We implement the “Cluster Sentence” stage by relating each of the input sentences to FrameNet frames.

We implement the “Generate Sentence Level Representation” stage by augmenting the sentence representation with several similarity statistics. We enhance existing statistical measures with several measures that incorporate additional semantic measurements based on WordNet.

Finally, we implement the “Generate Summary” stage by combining conventional time-stamp ordering criteria along with the similarity measures we have computed in the previous stage.

Our choice of using FrameNet frames has several advantages over the approaches discussed above. First, very often it is very easy to relate a specific information detail to a frame. Hence then, frame population leads to an intuitive form of clustering. Secondly, since typically a single sentence might map to more than one frame, frame population allows a many-to-many relationship between the sentences and the cluster. This model is in far more representative of the real world. This also allows more flexible implementation options further down the pipeline.

A frame can be thought of as a concept with a script that can be used to define an object, state or event. Each frame is accompanied by a set of lexical units that are associated with the concept portrayed by the frame. It is possible to get an approximate idea of whether or not a given sentence conveys a frame concept by comparing its words to the lexical units of the frame. Hence, given an article, it is possible to analyze the distribution of the correspondence between the sentences in the article and the frames that relate to those sentences.

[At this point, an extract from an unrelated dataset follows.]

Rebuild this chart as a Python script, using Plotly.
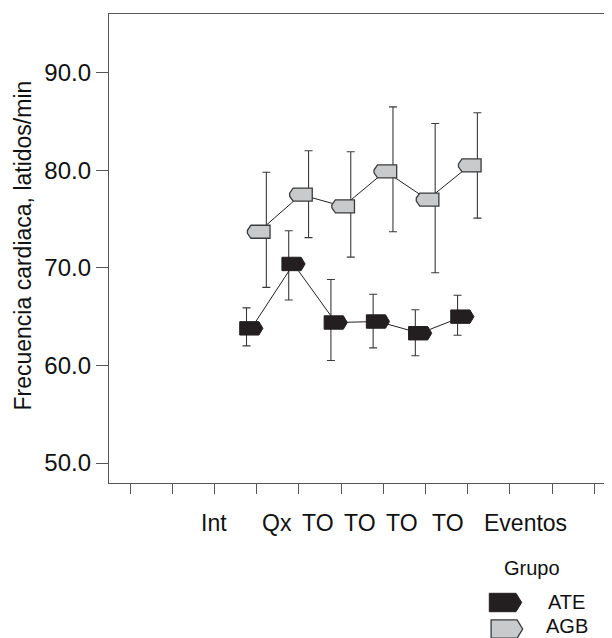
import plotly.graph_objects as go

# ---------------- data ----------------
groups = ["ATE", "AGB"]
time_points = ["Int", "Qx", "TO1", "TO2", "TO3", "TO4"]
x_tick_labels = ["Int", "Qx", "TO", "TO", "TO", "TO", "Eventos"]
y_tick_values = [50, 60, 70, 80, 90]

ate_mean = [63.8, 70.4, 64.4, 64.5, 63.3, 65.0]
ate_upper = [65.9, 73.8, 68.8, 67.3, 65.7, 67.2]
ate_lower = [62.0, 66.7, 60.5, 61.8, 61.0, 63.1]

agb_mean = [73.7, 77.5, 76.3, 79.9, 77.0, 80.5]
agb_upper = [79.8, 82.0, 81.9, 86.5, 84.8, 85.9]
agb_lower = [68.0, 73.1, 71.1, 73.7, 69.5, 75.1]

y_title = "Frecuencia cardiaca, latidos/min"
legend_title = "Grupo"

# ---------------- layout helpers ----------------
OFF = 8  # default page body margin
W, H = 612 - OFF, 638 - OFF
PLOT_L, PLOT_T, PLOT_B = 109, 14, 483   # page pixels
ML, MR, MT, MB = PLOT_L - OFF, 0, PLOT_T - OFF, H - (PLOT_B - OFF)
PW, PH = W - ML - MR, H - MT - MB
FONT = "Liberation Sans, Arial, sans-serif"

first_slot = 3
slots = [first_slot + i for i in range(len(time_points))]
n_slots = 12
slot_px0, slot_step = 130, 42.21

def px_to_paper_x(px):
    return (px - PLOT_L) / PW

def px_to_paper_y(py):
    return (PLOT_B - py) / PH

ate_color = "#231f20"
agb_color = "#c9cacc"
edge_color = "#3a3a3a"
axis_color = "#555555"

fig = go.Figure()

def add_group(mean, upper, lower, eb_off, mk_off):
    xe = [s + eb_off for s in slots]
    xm = [s + mk_off for s in slots]
    fig.add_trace(go.Scatter(
        x=xe, y=mean, mode="markers",
        marker=dict(size=1, color="rgba(0,0,0,0)"),
        error_y=dict(type="data", symmetric=False,
                     array=[u - m for u, m in zip(upper, mean)],
                     arrayminus=[m - l for m, l in zip(mean, lower)],
                     color="#3a3a3a", thickness=1.1, width=4),
        showlegend=False, hoverinfo="skip"))
    fig.add_trace(go.Scatter(
        x=xm, y=mean, mode="lines",
        line=dict(color="#222222", width=1),
        showlegend=False))
    return xm

ate_xm = add_group(ate_mean, ate_upper, ate_lower, -0.24, -0.126)
agb_xm = add_group(agb_mean, agb_upper, agb_lower, 0.23, 0.05)

ate_path = "M-11.6,-6.7 L7.6,-6.7 L11.6,0 L7.6,6.7 L-11.6,6.7 Z"
agb_path = "M11.3,-6.5 L-7.8,-6.5 L-11.3,-1.5 L-11.3,1.5 L-7.8,6.5 L11.3,6.5 Z"

shapes = []
for x, y in zip(ate_xm, ate_mean):
    shapes.append(dict(type="path", xref="x", yref="y",
                       xsizemode="pixel", ysizemode="pixel",
                       xanchor=x, yanchor=y, path=ate_path,
                       fillcolor=ate_color, line=dict(color=ate_color, width=1),
                       layer="above"))
for x, y in zip(agb_xm, agb_mean):
    shapes.append(dict(type="path", xref="x", yref="y",
                       xsizemode="pixel", ysizemode="pixel",
                       xanchor=x, yanchor=y, path=agb_path,
                       fillcolor=agb_color, line=dict(color=edge_color, width=1.3),
                       layer="above"))

# legend symbols (manual)
leg_ate_path = "M-16.2,-9.2 L10.5,-9.2 L16.2,0 L10.5,9.2 L-16.2,9.2 Z"
leg_agb_path = "M-15.8,-9.2 L10.2,-9.2 L15.8,0 L10.2,9.2 L-15.8,9.2 Z"
shapes.append(dict(type="path", xref="paper", yref="paper",
                   xsizemode="pixel", ysizemode="pixel",
                   xanchor=px_to_paper_x(505.5), yanchor=px_to_paper_y(602.5),
                   path=leg_ate_path, fillcolor=ate_color,
                   line=dict(color=ate_color, width=1)))
shapes.append(dict(type="path", xref="paper", yref="paper",
                   xsizemode="pixel", ysizemode="pixel",
                   xanchor=px_to_paper_x(506.9), yanchor=px_to_paper_y(629.0),
                   path=leg_agb_path, fillcolor=agb_color,
                   line=dict(color=edge_color, width=1.3)))

annotations = []
label_slots = [2.0, 3.475, 4.45, 5.45, 6.44, 7.53, 9.38]
for lab, xs in zip(x_tick_labels, label_slots):
    annotations.append(dict(x=xs, y=px_to_paper_y(523), xref="x", yref="paper",
                            text=lab, showarrow=False, xanchor="center", yanchor="middle",
                            font=dict(family=FONT, size=23, color="#111111")))
annotations.append(dict(x=px_to_paper_x(23), y=px_to_paper_y(245.5), xref="paper", yref="paper",
                        text=y_title, textangle=-90, showarrow=False,
                        xanchor="center", yanchor="middle",
                        font=dict(family=FONT, size=23, color="#111111")))
annotations.append(dict(x=px_to_paper_x(531.7), y=px_to_paper_y(568), xref="paper", yref="paper",
                        text=legend_title, showarrow=False, xanchor="center", yanchor="middle",
                        font=dict(family=FONT, size=20, color="#111111")))
for g, py in zip(groups, [602.3, 626.0]):
    annotations.append(dict(x=px_to_paper_x(566.5), y=px_to_paper_y(py), xref="paper", yref="paper",
                            text=g, showarrow=False, xanchor="center", yanchor="middle",
                            font=dict(family=FONT, size=20, color="#111111")))

x0 = (PLOT_L - slot_px0) / slot_step
x1 = (612 - slot_px0) / slot_step
fig.update_layout(
    width=W, height=H,
    margin=dict(l=ML, r=MR, t=MT, b=MB, pad=0),
    paper_bgcolor="white", plot_bgcolor="white",
    showlegend=False,
    shapes=shapes, annotations=annotations,
    xaxis=dict(range=[x0, x1], tickvals=list(range(n_slots)), ticktext=[""] * n_slots,
               ticks="outside", ticklen=10, tickcolor=axis_color, tickwidth=1.2,
               showline=True, linecolor=axis_color, linewidth=1.3, mirror=True,
               showgrid=False, zeroline=False, automargin=False),
    yaxis=dict(range=[47.95, 96.02], tickvals=y_tick_values,
               ticktext=[f"{v:.1f}" for v in y_tick_values],
               ticks="outside", ticklen=12, tickcolor=axis_color, tickwidth=1.2,
               showline=True, linecolor=axis_color, linewidth=1.3,
               showgrid=False, zeroline=False, automargin=False,
               tickfont=dict(family=FONT, size=24, color="#111111")),
)

fig.write_html("out.html")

Our analysis of news articles showed that news articles pertaining to the same or similar topics tended to have similar frame distributions, while those with contrasting topics tended to have dissimilar frame distributions. For example in Figure 5 we have the frame distributions of the five most common frames overall (Commerce-sell, Employing, Economy, Military, Speed and Unemployment-rate) for 10 documents, each of which discuss the state of unemployment in Hong Kong and various measures the government is taking to reduce it. As is evident, all the documents in the cluster share the same frames as their most common frames, as the cluster taken as a whole.